As it turns out, DuPont is partnering with San Francisco-based Entomol to produce a catnip plant extract that they claim repels a wide variety of biting insects with effectiveness similar to the common repellent DEET. One hopes the product doesn’t inadvertently attract elated flea-ridden stray cats to ecstatically nuzzle your body.

Cats might know more about gravity than you

 

Image of a cat falling through the sky.
Credit: Shutterstock
Feline free fall: Consider the coefficient of the cat’s fear.

In the world of feline physics, Japanese researchers report that cats understand the concept of gravity. “Our study is the first demonstration that cats seem to grasp the laws of physics,” Kyoto University’s Saho Takagi, an author of the paper, told the Washington Post.

The experiment monitored the attention of cats witnessing seemingly abnormal situations involving gravity, such as a ball rattling in a container that does not fall out when the container is overturned because of magnetism (Anim. Cognit. 2016, DOI: 10.1007/s10071-016-1001-6). The team believes that the long gazes by cats at unusual gravity situations mean that these felines understand gravity basics.

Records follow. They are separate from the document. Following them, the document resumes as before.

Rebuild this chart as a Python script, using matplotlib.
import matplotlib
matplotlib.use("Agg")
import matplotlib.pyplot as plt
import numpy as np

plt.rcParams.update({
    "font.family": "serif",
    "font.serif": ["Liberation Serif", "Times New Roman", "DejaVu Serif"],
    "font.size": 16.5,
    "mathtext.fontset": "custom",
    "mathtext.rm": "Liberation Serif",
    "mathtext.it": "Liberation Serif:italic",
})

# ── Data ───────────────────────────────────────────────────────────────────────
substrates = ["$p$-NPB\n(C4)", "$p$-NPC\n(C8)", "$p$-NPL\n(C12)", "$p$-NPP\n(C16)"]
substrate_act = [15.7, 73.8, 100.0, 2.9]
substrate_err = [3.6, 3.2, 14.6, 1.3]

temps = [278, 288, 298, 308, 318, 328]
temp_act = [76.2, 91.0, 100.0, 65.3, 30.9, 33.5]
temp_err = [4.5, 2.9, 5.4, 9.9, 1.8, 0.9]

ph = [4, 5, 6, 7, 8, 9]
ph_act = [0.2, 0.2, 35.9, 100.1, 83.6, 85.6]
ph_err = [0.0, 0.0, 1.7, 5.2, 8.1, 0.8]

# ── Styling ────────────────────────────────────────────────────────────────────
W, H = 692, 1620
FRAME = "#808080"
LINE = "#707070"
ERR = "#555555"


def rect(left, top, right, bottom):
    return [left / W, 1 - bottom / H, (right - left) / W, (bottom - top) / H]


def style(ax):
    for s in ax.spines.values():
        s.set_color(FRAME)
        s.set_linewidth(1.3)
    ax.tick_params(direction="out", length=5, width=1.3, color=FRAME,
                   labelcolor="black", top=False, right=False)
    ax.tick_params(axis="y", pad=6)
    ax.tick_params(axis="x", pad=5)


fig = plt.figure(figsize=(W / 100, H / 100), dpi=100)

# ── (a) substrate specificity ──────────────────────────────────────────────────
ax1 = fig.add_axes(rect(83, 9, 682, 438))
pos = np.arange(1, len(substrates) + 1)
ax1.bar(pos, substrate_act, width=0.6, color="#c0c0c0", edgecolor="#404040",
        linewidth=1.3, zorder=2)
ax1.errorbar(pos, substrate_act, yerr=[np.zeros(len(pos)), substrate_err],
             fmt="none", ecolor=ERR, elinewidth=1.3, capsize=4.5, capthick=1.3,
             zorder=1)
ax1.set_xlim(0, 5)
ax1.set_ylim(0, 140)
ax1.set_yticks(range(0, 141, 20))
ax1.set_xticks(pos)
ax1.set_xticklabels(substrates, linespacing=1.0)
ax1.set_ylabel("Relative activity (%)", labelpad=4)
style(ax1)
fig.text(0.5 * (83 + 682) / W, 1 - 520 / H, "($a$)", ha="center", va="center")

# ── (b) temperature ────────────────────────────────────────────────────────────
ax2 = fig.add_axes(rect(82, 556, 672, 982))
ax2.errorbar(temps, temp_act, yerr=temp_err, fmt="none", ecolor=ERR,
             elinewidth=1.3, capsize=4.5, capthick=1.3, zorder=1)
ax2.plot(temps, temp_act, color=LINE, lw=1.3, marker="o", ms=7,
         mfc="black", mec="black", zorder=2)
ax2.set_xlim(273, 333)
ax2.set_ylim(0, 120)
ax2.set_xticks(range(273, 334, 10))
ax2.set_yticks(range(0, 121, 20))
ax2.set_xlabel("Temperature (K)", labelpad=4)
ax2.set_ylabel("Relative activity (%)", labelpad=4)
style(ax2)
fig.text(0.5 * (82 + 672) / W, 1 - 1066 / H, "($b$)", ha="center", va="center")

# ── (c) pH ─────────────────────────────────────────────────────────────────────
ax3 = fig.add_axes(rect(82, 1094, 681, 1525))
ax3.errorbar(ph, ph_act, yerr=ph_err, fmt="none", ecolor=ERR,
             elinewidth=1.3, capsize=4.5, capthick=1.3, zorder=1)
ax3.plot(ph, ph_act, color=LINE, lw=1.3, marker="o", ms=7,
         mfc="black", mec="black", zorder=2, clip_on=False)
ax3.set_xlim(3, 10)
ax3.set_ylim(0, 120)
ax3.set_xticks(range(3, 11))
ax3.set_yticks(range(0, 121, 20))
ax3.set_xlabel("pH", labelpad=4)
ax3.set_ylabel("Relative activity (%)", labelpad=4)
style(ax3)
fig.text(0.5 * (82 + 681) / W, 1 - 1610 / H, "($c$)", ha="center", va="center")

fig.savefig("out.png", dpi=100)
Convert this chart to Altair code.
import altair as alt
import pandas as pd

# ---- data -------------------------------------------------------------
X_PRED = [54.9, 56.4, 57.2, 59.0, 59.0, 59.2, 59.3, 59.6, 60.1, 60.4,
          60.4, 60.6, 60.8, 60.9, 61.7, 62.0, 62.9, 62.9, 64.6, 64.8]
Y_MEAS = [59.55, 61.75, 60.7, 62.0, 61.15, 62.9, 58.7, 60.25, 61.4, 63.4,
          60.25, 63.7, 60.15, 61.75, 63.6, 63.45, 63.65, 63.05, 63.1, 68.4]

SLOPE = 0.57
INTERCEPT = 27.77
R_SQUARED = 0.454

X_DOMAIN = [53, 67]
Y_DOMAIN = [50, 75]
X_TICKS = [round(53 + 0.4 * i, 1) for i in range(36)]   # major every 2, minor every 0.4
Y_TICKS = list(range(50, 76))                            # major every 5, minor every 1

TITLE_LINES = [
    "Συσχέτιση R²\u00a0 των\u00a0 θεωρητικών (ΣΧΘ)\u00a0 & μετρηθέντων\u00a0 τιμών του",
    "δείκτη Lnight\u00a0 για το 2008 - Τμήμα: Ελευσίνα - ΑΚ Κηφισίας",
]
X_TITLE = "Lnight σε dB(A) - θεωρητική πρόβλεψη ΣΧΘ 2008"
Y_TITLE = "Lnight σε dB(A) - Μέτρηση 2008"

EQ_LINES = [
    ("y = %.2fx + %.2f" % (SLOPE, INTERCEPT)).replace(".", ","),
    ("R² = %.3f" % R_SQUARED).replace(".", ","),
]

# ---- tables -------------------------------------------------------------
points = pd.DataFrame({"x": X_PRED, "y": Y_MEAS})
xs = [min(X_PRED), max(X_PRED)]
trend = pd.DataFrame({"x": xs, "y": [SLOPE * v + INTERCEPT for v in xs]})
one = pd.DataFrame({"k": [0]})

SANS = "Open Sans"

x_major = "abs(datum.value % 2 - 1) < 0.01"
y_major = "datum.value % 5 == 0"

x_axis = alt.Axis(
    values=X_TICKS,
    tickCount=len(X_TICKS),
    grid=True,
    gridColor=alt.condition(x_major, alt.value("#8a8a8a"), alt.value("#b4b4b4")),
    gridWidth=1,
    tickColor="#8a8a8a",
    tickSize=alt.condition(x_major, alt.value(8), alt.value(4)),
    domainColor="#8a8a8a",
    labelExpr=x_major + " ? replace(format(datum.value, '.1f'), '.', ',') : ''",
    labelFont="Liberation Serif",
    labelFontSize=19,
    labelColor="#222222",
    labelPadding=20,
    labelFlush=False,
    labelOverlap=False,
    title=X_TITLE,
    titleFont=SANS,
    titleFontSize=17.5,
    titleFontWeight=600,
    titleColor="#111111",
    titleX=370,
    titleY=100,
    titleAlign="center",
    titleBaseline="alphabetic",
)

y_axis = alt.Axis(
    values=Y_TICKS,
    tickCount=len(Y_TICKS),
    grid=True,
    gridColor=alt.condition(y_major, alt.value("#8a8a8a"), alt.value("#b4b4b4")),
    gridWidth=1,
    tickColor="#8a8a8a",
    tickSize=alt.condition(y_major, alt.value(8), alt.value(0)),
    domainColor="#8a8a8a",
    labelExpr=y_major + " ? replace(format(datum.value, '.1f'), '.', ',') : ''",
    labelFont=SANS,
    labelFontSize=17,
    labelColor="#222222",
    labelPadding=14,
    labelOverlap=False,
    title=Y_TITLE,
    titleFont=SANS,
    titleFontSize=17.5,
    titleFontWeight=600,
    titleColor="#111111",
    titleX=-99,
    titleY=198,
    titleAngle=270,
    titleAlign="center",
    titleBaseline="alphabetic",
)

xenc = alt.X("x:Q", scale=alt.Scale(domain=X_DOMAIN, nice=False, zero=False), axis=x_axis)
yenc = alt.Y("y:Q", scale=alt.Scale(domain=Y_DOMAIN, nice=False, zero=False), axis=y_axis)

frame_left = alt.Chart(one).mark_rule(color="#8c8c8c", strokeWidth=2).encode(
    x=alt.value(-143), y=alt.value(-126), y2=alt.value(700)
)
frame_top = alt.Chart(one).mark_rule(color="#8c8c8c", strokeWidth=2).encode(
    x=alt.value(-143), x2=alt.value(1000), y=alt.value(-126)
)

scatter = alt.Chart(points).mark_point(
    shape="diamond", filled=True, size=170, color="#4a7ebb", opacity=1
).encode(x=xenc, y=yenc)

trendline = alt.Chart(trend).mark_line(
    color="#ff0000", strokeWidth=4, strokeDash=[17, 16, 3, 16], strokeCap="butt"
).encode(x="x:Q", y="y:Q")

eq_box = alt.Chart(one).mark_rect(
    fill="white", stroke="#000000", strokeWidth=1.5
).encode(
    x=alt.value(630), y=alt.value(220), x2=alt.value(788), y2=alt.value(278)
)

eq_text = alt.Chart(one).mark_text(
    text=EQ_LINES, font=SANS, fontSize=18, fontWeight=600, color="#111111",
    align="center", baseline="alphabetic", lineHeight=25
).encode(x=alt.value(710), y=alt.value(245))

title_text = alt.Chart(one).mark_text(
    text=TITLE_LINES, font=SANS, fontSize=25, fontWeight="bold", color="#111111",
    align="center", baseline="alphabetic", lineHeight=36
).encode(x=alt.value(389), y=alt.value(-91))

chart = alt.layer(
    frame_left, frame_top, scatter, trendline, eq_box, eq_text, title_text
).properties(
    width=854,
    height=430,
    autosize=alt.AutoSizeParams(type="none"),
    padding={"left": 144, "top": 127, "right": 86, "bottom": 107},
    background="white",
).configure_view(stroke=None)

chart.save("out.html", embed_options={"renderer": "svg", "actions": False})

One wonders if the Czech authors of the paper “Free Fall of a Cat—Freshman Physics Exercise” got the memo about a kitty’s gravity know-how. Their paper shows how to calculate the terminal velocity of a falling cat. It introduces a “coefficient of the cat’s fear,” and it suggests that dispatching a cat model off a tall building will engage undergraduate physics students (Eur. J. Phys. 2016, DOI: 10.1088/0143-0807/37/4/045002). Newscripts is pretty certain that cats have a more intuitive understanding of gravity than most freshmen, and we’re equally sure our feline friends are highly purrturbed by this class exercise.